The first, announced by
Prime Minister Haider al-Abadi on August 9, included abolishing three
vice-presidential positions as well as two posts of deputy prime minister.
Subsequent reforms have
included reducing the size of his government by a third, reducing the security
details of government officials and members of parliament, as well as reducing
their salaries.
But far more radical
changes and legislation are needed to destabilise the foundations of
sectarian-ethnic power-sharing system that was implemented by the US occupation
authorities after the war in 2003 and put an end to it. It is a big challenge.
If the reforms begin to
seriously undermine the power-sharing system, it is expected that the ruling
groups (Shi’ite, Sunni and Kurdish) will begin to bury their divisions and
unite to preserve their positions in power and privileges.
There are already signs
of this process beginning.
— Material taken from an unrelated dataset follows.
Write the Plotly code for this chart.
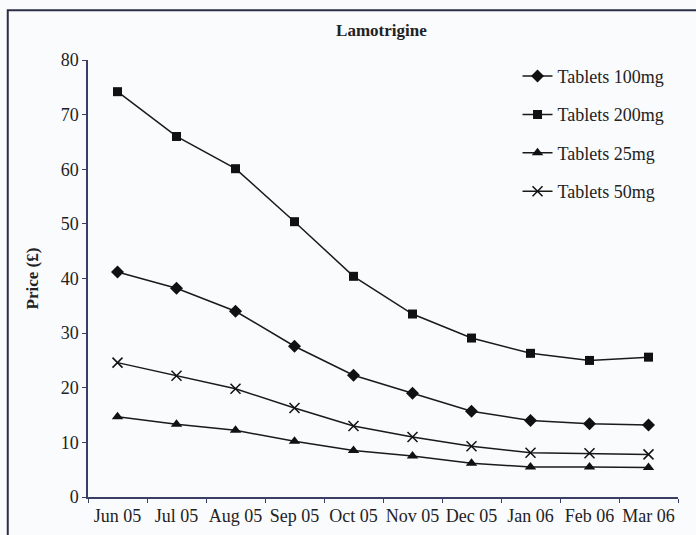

After recovering from the initial “shock” as a
result of the mass protests, they are now waging a counter-attack.
They possess enormous
power and wealth, including their influence over the economy.
Civil activists have
therefore criticised the slow pace of reforms and the lack of effective
mechanisms and a clearly defined timetable for their implementation.
Abadi’s reforms have not
yet touched the essence of the deep political crisis engulfing the country.
There is increasing
evidence of attempts to sabotage the peaceful protest movement, including
physical attacks and direct threats against activists and independent media
workers.
In the city of Hilla, in
Babylon province, special security forces attacked peaceful protesters who
marched to the offices of the provincial government.
Despite intimidation and
threats by the media linked to ruling groups, thousands of people came out to
Tahrir Square in central Baghdad on Friday September 11.
In addition to repeating
the main demands for political reform, they called for “a civil state and
social justice.”
Once again, the civil and
national character of the demonstrations in Baghdad and 10 other major cities
was predominant.
After seven weeks of mass
demonstrations, and more than a month since the announcement of Abadi’s reform
packages, what has been achieved on the ground is very small and modest.
The very limited reforms
which have so far been announced need to be complemented with deeper reforms.
Popular pressure and
oversight are therefore essential to ensure the proper implementation of the
reform process in the interests of the Iraqi people.
- Salam Ali is a member of the
central committee of the Iraqi Communist Party.